Here’s the $64,000 question, courtesy of Jim Hoagland:

Why is President Bush accepting the promises of a regime [North Korea] he has regularly excoriated–at a time when officials in his administration make a credible case that North Korea has just been caught helping Syria with nuclear technology?’

My answer is purely speculative. I’d guess that the administration’s willingness to overlook the Syrian incident is part of a broader strategy for dealing with Iran. The administration may have come to some sort of agreement with the Europeans, or at least France’s now more hawkish government, on how to deal with the entire nuclear question. Europe has tentatively agreed to ratchet up economic sanctions, and France has openly threatened war. America in turn has agreed to create a model agreement with North Korea that can be put before Iran. Protecting that model, and sustaining our emerging cooperation with the Europeans, is too important, in the administration’s eyes, to upend because of what North Korea has just done in Syria. My guess is consistent with the situation as portrayed by David Ignatius.

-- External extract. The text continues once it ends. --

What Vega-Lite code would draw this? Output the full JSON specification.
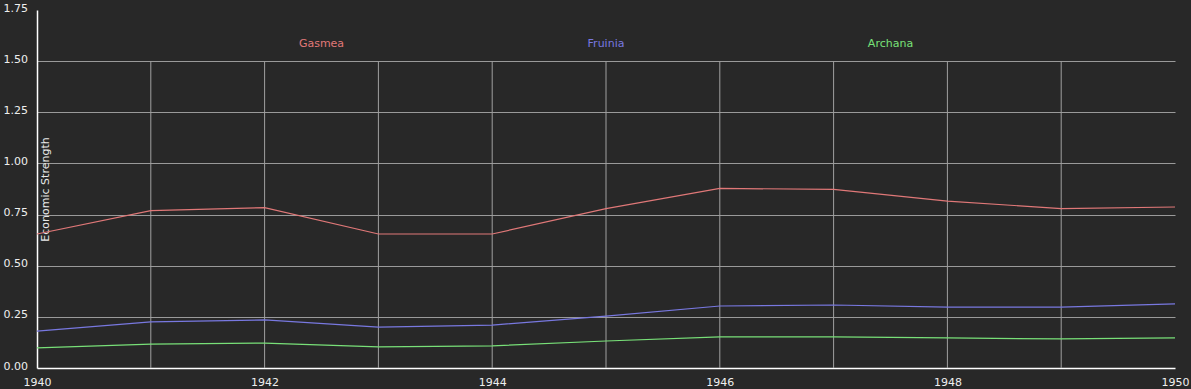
{
  "$schema": "https://vega.github.io/schema/vega-lite/v6.json",
  "autosize": "none",
  "width": 1138,
  "height": 358,
  "padding": {"left": 37, "top": 10, "right": 16, "bottom": 21},
  "background": "#282828",
  "config": {
    "view": {"stroke": null},
    "font": "DejaVu Sans"
  },
  "datasets": {
    "series": [
      {"year": 1940, "country": "Gasmea", "strength": 0.655},
      {"year": 1941, "country": "Gasmea", "strength": 0.769},
      {"year": 1942, "country": "Gasmea", "strength": 0.784},
      {"year": 1943, "country": "Gasmea", "strength": 0.655},
      {"year": 1944, "country": "Gasmea", "strength": 0.655},
      {"year": 1945, "country": "Gasmea", "strength": 0.779},
      {"year": 1946, "country": "Gasmea", "strength": 0.878},
      {"year": 1947, "country": "Gasmea", "strength": 0.873},
      {"year": 1948, "country": "Gasmea", "strength": 0.816},
      {"year": 1949, "country": "Gasmea", "strength": 0.779},
      {"year": 1950, "country": "Gasmea", "strength": 0.787},
      {"year": 1940, "country": "Fruinia", "strength": 0.180},
      {"year": 1941, "country": "Fruinia", "strength": 0.225},
      {"year": 1942, "country": "Fruinia", "strength": 0.235},
      {"year": 1943, "country": "Fruinia", "strength": 0.200},
      {"year": 1944, "country": "Fruinia", "strength": 0.210},
      {"year": 1945, "country": "Fruinia", "strength": 0.254},
      {"year": 1946, "country": "Fruinia", "strength": 0.303},
      {"year": 1947, "country": "Fruinia", "strength": 0.308},
      {"year": 1948, "country": "Fruinia", "strength": 0.298},
      {"year": 1949, "country": "Fruinia", "strength": 0.298},
      {"year": 1950, "country": "Fruinia", "strength": 0.313},
      {"year": 1940, "country": "Archana", "strength": 0.098},
      {"year": 1941, "country": "Archana", "strength": 0.117},
      {"year": 1942, "country": "Archana", "strength": 0.122},
      {"year": 1943, "country": "Archana", "strength": 0.103},
      {"year": 1944, "country": "Archana", "strength": 0.108},
      {"year": 1945, "country": "Archana", "strength": 0.132},
      {"year": 1946, "country": "Archana", "strength": 0.152},
      {"year": 1947, "country": "Archana", "strength": 0.152},
      {"year": 1948, "country": "Archana", "strength": 0.147},
      {"year": 1949, "country": "Archana", "strength": 0.142},
      {"year": 1950, "country": "Archana", "strength": 0.147}
    ]
  },
  "data": {"name": "series"},
  "layer": [
    {
      "transform": [{"filter": "datum.country == 'Gasmea' && datum.year > 1940 && datum.year < 1950"}],
      "mark": {"type": "rule", "color": "#a0a0a0", "strokeWidth": 1},
      "encoding": {
        "x": {"field": "year", "type": "quantitative"},
        "y": {"datum": 0},
        "y2": {"datum": 1.5}
      }
    },
    {
      "mark": {"type": "line", "strokeWidth": 1.2},
      "encoding": {
        "x": {
          "field": "year",
          "type": "quantitative",
          "scale": {"domain": [1940, 1950], "nice": false, "zero": false},
          "axis": {
            "values": [1940, 1942, 1944, 1946, 1948, 1950],
            "format": "d",
            "grid": false,
            "ticks": false,
            "labelPadding": 8,
            "labelColor": "#eeeeee",
            "labelFontSize": 11,
            "labelFont": "DejaVu Sans",
            "domainColor": "#ffffff",
            "domainWidth": 1.5,
            "title": null,
            "labelFlush": false
          }
        },
        "y": {
          "field": "strength",
          "type": "quantitative",
          "scale": {"domain": [0, 1.75], "nice": false},
          "axis": {
            "values": [0, 0.25, 0.5, 0.75, 1, 1.25, 1.5, 1.75],
            "format": ".2f",
            "grid": true,
            "gridColor": "#9a9a9a",
            "gridOpacity": {"condition": {"test": "datum.value >= 1.75 || datum.value <= 0", "value": 0}, "value": 1},
            "ticks": false,
            "labelAlign": "left",
            "labelPadding": 34,
            "labelOffset": -2,
            "labelColor": "#eeeeee",
            "labelFontSize": 11,
            "labelFont": "DejaVu Sans",
            "labelFlush": false,
            "domainColor": "#ffffff",
            "domainWidth": 1.5,
            "title": "Economic Strength",
            "titleColor": "#e8e8e8",
            "titleFontSize": 11,
            "titleFontWeight": "normal",
            "titleFont": "DejaVu Sans",
            "titleX": 8,
            "titleBaseline": "middle",
            "titleAngle": -90
          }
        },
        "color": {
          "field": "country",
          "type": "nominal",
          "scale": {"domain": ["Gasmea", "Fruinia", "Archana"], "range": ["#e07878", "#7878e0", "#78e078"]},
          "legend": null
        }
      }
    },
    {
      "data": {"values": [{"country": "Gasmea"}]},
      "mark": {"type": "text", "fontSize": 11, "font": "DejaVu Sans", "baseline": "middle", "align": "center"},
      "encoding": {
        "x": {"datum": 1942.5},
        "y": {"datum": 1.585},
        "text": {"field": "country"},
        "color": {"field": "country", "type": "nominal", "legend": null}
      }
    },
    {
      "data": {"values": [{"country": "Fruinia"}]},
      "mark": {"type": "text", "fontSize": 11, "font": "DejaVu Sans", "baseline": "middle", "align": "center"},
      "encoding": {
        "x": {"datum": 1945},
        "y": {"datum": 1.585},
        "text": {"field": "country"},
        "color": {"field": "country", "type": "nominal", "legend": null}
      }
    },
    {
      "data": {"values": [{"country": "Archana"}]},
      "mark": {"type": "text", "fontSize": 11, "font": "DejaVu Sans", "baseline": "middle", "align": "center"},
      "encoding": {
        "x": {"datum": 1947.5},
        "y": {"datum": 1.585},
        "text": {"field": "country"},
        "color": {"field": "country", "type": "nominal", "legend": null}
      }
    }
  ]
}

The problem with all this has been indicated, if somewhat obliquely, by John Bolton. North Korea, Iran, and Syria may now be acting in concert–transferring nuclear material (with the possibility of transferring it back again) in a shell-game designed to fool inspectors on the scene in any single country. So the West, in its desire to avoid a military confrontation, may be acquiescing in a game that cannot be won, and that destroys the credibility of our deterrence against a terrorist nuclear strike in the process. Of course, we might restore deterrence if we do indeed eventually strike at Iran militarily. Failing that, we may simply be greasing the skids on an out-of-control nuclear world.